Economics of Ecological Function
All Banks Have Assets
River Banks More So
One example of valuable natural capital in the region is salmon, one of the most recognizable icons of the Columbia River Basin’s many natural resources. Salmon play a critical role in the overall productivity and health of the basin and are a crucial component to the basin’s economy. Tribal ceremonies surrounding salmon and other first foods are part of the basin’s natural wealth.
Imagine if the Columbia River Basin were suddenly devoid of salmon
How would you put a dollar value on that impact? That’s what our study does, though it’s not limited to salmon. The analyses in this report highlight the extensive value that the Columbia River Basin currently provides and demonstrates the potential to increase sustainable economic values of non-tribal commercial fisheries, recreation, existence, nutrient enhancement, and ecosystem services by modifying management regimes to engage in restoration activities and enhance conservation policies.

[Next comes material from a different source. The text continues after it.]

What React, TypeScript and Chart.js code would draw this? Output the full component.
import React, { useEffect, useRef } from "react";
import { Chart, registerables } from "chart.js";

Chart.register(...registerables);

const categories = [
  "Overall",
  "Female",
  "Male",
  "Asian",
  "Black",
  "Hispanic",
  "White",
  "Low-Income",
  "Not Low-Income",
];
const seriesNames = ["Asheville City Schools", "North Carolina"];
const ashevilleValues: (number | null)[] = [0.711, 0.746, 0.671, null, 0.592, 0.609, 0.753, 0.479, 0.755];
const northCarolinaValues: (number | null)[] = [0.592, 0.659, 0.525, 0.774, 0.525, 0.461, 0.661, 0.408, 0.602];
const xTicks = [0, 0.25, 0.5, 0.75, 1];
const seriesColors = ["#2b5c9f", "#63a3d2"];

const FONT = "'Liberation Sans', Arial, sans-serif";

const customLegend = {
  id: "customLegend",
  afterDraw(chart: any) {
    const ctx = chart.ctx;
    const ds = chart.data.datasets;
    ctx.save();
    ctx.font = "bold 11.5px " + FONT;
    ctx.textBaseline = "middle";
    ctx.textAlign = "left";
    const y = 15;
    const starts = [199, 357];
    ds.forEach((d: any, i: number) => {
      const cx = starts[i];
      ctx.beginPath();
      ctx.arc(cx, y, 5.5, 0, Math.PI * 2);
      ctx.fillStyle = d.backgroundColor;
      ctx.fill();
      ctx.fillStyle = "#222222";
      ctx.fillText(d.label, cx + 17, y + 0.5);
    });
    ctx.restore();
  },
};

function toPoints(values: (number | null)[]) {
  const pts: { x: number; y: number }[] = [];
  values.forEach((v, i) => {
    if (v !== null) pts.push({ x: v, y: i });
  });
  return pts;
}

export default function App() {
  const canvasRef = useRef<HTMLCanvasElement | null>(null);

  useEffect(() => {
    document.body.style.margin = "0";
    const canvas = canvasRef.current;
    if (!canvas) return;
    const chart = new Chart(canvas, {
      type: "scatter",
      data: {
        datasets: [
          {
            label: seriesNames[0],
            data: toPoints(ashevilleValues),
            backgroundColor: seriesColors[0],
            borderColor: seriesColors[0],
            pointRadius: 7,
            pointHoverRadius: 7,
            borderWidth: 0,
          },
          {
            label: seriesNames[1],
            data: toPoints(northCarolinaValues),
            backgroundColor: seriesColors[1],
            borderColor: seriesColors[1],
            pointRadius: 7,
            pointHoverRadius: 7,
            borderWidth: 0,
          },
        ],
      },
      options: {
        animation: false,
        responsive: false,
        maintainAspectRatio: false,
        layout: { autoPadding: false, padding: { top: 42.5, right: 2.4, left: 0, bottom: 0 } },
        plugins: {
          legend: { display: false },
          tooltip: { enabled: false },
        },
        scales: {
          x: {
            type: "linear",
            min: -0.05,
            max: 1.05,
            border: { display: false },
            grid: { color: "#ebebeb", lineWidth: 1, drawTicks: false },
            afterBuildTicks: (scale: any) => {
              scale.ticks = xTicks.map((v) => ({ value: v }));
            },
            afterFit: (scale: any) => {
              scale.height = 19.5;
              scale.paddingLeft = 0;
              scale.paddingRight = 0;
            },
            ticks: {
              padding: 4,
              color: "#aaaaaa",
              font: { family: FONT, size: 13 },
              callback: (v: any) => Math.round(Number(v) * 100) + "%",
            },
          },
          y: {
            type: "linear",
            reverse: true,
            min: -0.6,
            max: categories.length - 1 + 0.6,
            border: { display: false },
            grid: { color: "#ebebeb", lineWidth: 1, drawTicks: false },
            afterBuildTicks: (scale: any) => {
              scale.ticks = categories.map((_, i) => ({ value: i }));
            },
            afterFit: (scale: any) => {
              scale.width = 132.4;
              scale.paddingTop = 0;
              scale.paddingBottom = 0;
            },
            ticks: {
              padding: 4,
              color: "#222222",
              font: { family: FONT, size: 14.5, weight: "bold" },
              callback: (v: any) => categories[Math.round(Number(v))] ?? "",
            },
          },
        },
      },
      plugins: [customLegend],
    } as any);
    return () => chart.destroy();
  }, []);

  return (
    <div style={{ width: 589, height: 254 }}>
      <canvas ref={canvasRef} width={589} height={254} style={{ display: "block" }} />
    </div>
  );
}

The Columbia River Basin is globally recognized for its abundant watersheds and rivers – a region full of immense forests, native vegetation, diverse wildlife, and numerous outdoor recreation opportunities. These assets have supported tribes and residents for millennia, but with industrial and urban development, the basin’s rich resources have been degraded. When assets, whether built or natural, are not managed sustainably, economic loss occurs.
The Value of Natural Capital in the Columbia River Basin: A Comprehensive Analysis documents the immense economic value of the Columbia River Basin’s natural assets and demonstrates the value to be gained by addressing ecosystem-based function in a modernized river management regime. If sustainably managed, the Columbia River Basin has the potential to provide enhanced natural wealth for present and future generations.
The Columbia River Basin
Currently, nature’s value in the Columbia River Basin amounts to $198.8 billion in ecosystem benefits. A modernized treaty offers $200.3 billion in local and regional economic contributions – an increase of $1.5 billion!

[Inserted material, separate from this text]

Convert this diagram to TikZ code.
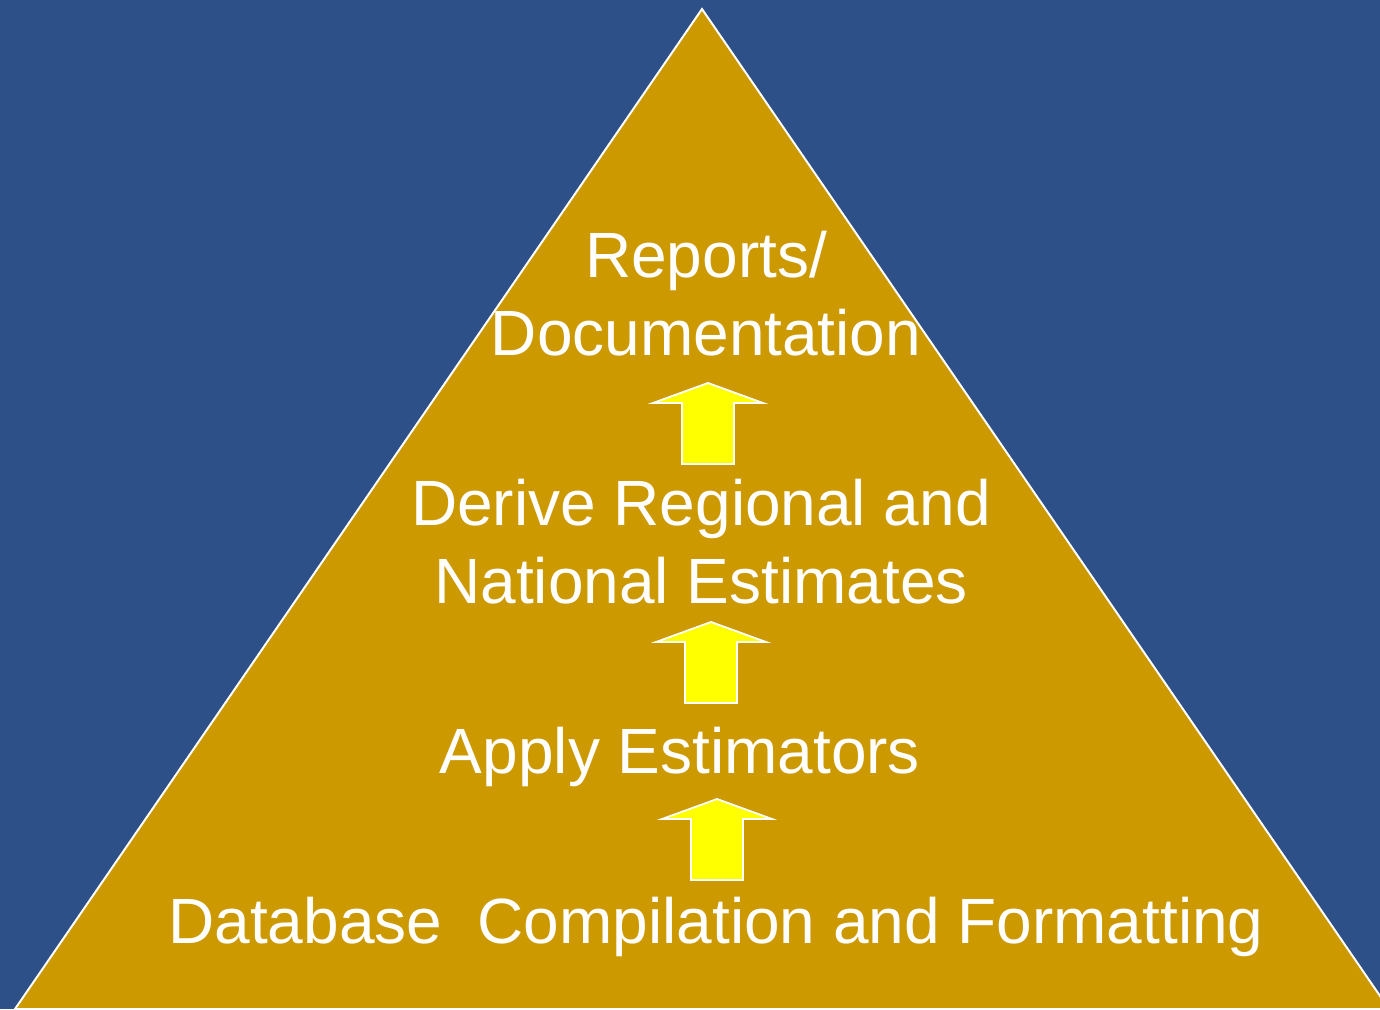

Modernizing dam management and increasing water flows in low water years would enhance the basin’s natural capital value.
Healthy, functioning natural capital is critical to the production of natural assets. The natural capital of an ecosystem consists of its structural components, such as trees, forests, soil and hill slopes. Natural capital produces dynamic processes (e.g. water flows, nutrient cycling, animal life cycles), which in turn create functions (e.g. water catchment, soil accumulation, habitat creation) that generate ecological goods and services (e.g. water, salmon, timber, flood risk reduction).

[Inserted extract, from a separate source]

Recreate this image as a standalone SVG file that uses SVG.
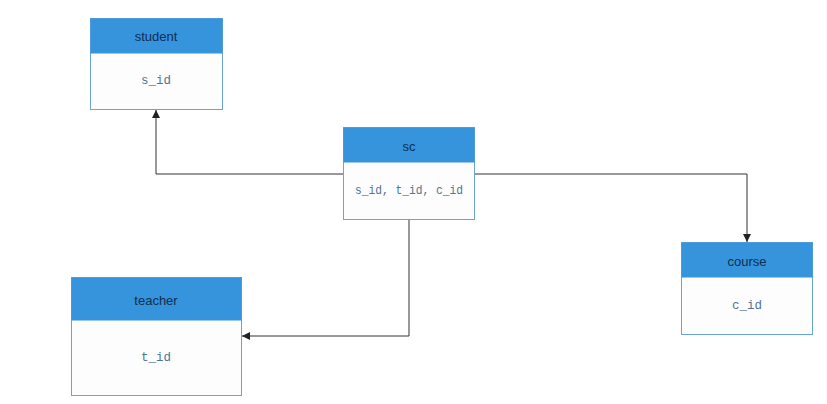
<svg xmlns="http://www.w3.org/2000/svg" width="827" height="404" viewBox="0 0 827 404">
  <style>
    .box { fill: #fdfdfd; stroke: #6aa3d6; stroke-width: 1; }
    .head { fill: #3594dc; }
    .title { font-family: "Liberation Sans", Arial, sans-serif; font-size: 13px; fill: #0f2e52; text-anchor: middle; dominant-baseline: central; }
    .field { font-family: "Liberation Mono", "DejaVu Sans Mono", monospace; font-size: 12.5px; fill: #4f7496; text-anchor: middle; dominant-baseline: central; }
    .link { fill: none; stroke: #333; stroke-width: 1; }
  </style>
  <defs>
    <marker id="arrow" viewBox="0 0 10 10" refX="10" refY="5" markerWidth="8" markerHeight="8" orient="auto" markerUnits="userSpaceOnUse">
      <path d="M0,0 L10,5 L0,10 Z" fill="#222"/>
    </marker>
  </defs>
  <rect width="827" height="404" fill="#ffffff"/>

  <g id="connectors">
    <path class="link" d="M343,174 H156 V110" marker-end="url(#arrow)"/>
    <path class="link" d="M475,174 H747 V242" marker-end="url(#arrow)"/>
    <path class="link" d="M409,220 V336 H242" marker-end="url(#arrow)"/>
  </g>

  <g id="student">
    <rect class="box" x="90.5" y="18.5" width="132" height="91"/>
    <rect class="head" x="90.5" y="18.5" width="132" height="35"/>
    <text class="title" x="156" y="36">student</text>
    <text class="field" x="156" y="81">s_id</text>
  </g>

  <g id="sc">
    <rect class="box" x="343.5" y="127.5" width="131" height="92"/>
    <rect class="head" x="343.5" y="127.5" width="131" height="35"/>
    <text class="title" x="409" y="146">sc</text>
    <text class="field" x="409" y="191" textLength="108" lengthAdjust="spacingAndGlyphs">s_id, t_id, c_id</text>
  </g>

  <g id="teacher">
    <rect class="box" x="71.5" y="277.5" width="170" height="118"/>
    <rect class="head" x="71.5" y="277.5" width="170" height="43"/>
    <text class="title" x="156" y="300">teacher</text>
    <text class="field" x="156" y="358">t_id</text>
  </g>

  <g id="course">
    <rect class="box" x="681.5" y="242.5" width="131" height="92"/>
    <rect class="head" x="681.5" y="242.5" width="131" height="35"/>
    <text class="title" x="747" y="261">course</text>
    <text class="field" x="747" y="306">c_id</text>
  </g>
</svg>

The benefits of natural assets are similar to the economic benefits typically valued in the economy, such as the services of skilled workers, buildings, and infrastructure. The ecosystem goods and services are provided over long periods of time. In most cases, ecosystems are the optimal systems for producing such goods and services.
Increase in Function
The Columbia River Basin tribes recognize the region’s ecosystem-based function, a concept that acknowledges nature’s voice and value simply by virtue of existing, independent of human assessment. From this perspective, humans are an integral part of ecosystems.
For the tribes, the basin has been their lifeblood since time immemorial. The watershed provides, protects, and nurtures subsistence and cultural resources, traditions, values, and landscapes throughout its length and breadth. Clean, abundant water is a core part of this concept. This resource must be sufficient to sustain life, healthy fish, wildlife, and plant populations that are vital to tribal traditions and way of life.
Ecosystem services is an economic concept. Any benefit that humans receive from nature is an ecosystem service, and these services are essential to human survival. Breathable air, drinkable water, nourishing food, and stable atmospheric conditions are prime examples.
Just as with other economic benefits, ecosystem services can be monetized and valued. When ecosystem services are lost, people experience economic impacts in terms of job losses, infrastructure costs, restoration costs, property loss to storm damage, or other costs.